Tuesday, April 17, 2018

Khyber Pakhtunkhwa and public schools


To be sure, Khyber Pakhtunkhwa faces many challenges due the militancy fault line on which the province rests. Yet is seems that after five years in power, the PTI has not performed as well as had been expected on the education front.
In fact, the All Primary Teachers Association (APTA) is planning a province-wide protest against the local set-up’s formula regarding teacher promotions as well as the interference of non-governmental organisations in drawing up education policies. At the heart of the matter are accusations that the KP government, having tabled an education bill in consultation with the APTA, went on to add new clauses and had it approved ‘unilaterally’.
The APTA maintains that it had signed off on four points, including the giving of an unconditional time scale to teachers. Yet it stresses that the KP government is pushing for promotion to be dependent on eight years uninterrupted teaching of a particular grade. The APTA argues that no teachers fulfil this condition.
The PTI-led government has responded by directing all district education officers (DEOs) to monitor attendance records across the public education sector. Teachers are expected to prove 90 percent on this front while students are afforded more leeway, being granted 82 percent on a month-by-month basis. Failure on this front will result in relevant DEOs forfeiting one day’s salary for every month attendance targets are not met.

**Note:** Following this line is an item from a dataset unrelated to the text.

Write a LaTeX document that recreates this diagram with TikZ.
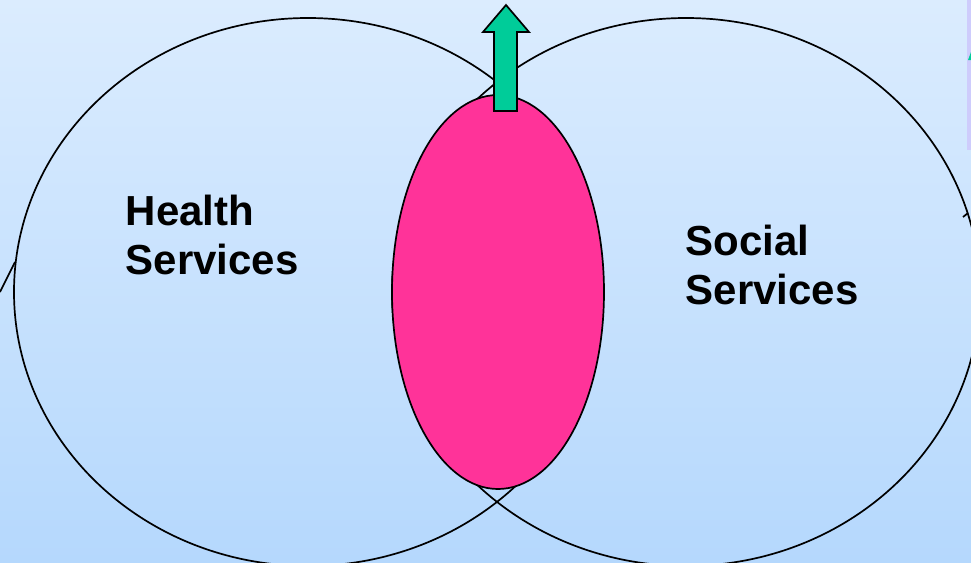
\documentclass[tikz,border=0pt]{standalone}
\usepackage{fontspec}
\setmainfont{Liberation Sans}
\usetikzlibrary{shapes.geometric}
\definecolor{bgtop}{RGB}{219,236,254}
\definecolor{bgbottom}{RGB}{181,216,253}
\definecolor{overlappink}{RGB}{255,51,153}
\definecolor{upgreen}{RGB}{0,204,153}
\definecolor{lavender}{RGB}{206,204,252}

\begin{document}
\begin{tikzpicture}[x=1pt, y=-1pt, line width=1.7pt,
    area/.style = {draw, ellipse, minimum width=588pt, minimum height=548pt, inner sep=0pt, outer sep=0pt},
    areaname/.style = {font=\bfseries\fontsize{42}{49}\selectfont, align=left, anchor=north west, inner sep=0pt}]
    \useasboundingbox (0,0) rectangle (971,562);
    \clip (0,0) rectangle (971,562);
    \shade[top color=bgtop, bottom color=bgbottom] (0,0) rectangle (971,562);
    \fill[lavender] (967,0) rectangle (971,150);
    \fill[upgreen] (968,60) -- (971,52) -- (971,60) -- cycle;
    % the two services
    \node[area] (health) at (308,292) {};
    \node[area] (social) at (686,292) {};
    \node[draw, ellipse, fill=overlappink, minimum width=212pt, minimum height=394pt, inner sep=0pt] (overlap) at (498,292) {};
    \node[areaname] (healthname) at (125,194) {Health\\Services};
    \node[areaname] (socialname) at (685,224) {Social\\Services};
    % stubs at the edges
    \coordinate (offleft) at (0,292);
    \coordinate (stub) at (15,262);
    \draw (offleft) -- (stub);
    \coordinate (exit) at (968,213);
    \coordinate (spur) at (963,217);
    \draw (exit) -- (spur);
    % arrow out of the overlap
    \draw[fill=upgreen, line join=miter] (494,111) -- (494,32) -- (483,32) -- (506,5) -- (529,32) -- (517,32) -- (517,111) -- cycle;
\end{tikzpicture}
\end{document}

This is unfortunate. Public school teachers need to be invested in across the country. For recent reports find that the government system is failing students; with many not being taught essential skills. Indeed, in KP, some 51 percent of girls are out of school. Thus what is needed is an overhauling of the entire provincial education system. A good place to start would be the rescinding of the Rs277 million earmarked for a controversial madrassa and investing this amount in the public education sector; with a view to bringing all seminary students into the mainstream. This should not be too hard given that PTI chief Imran Khan has announced that the KP government is all set to boycott the upcoming budget for FY 2018-19, given that it is about to complete its five-year tenure and therefore lacks any sort of mandate going forward.
Yet in the interim, the KP government and the APTA need to sit down together. For the prospect of some 86,000 primary school teachers effectively going on strike to protest what they describe as the local leadership’s non-serious attitude public education does not speak well of the PTI-led government’s record on this front.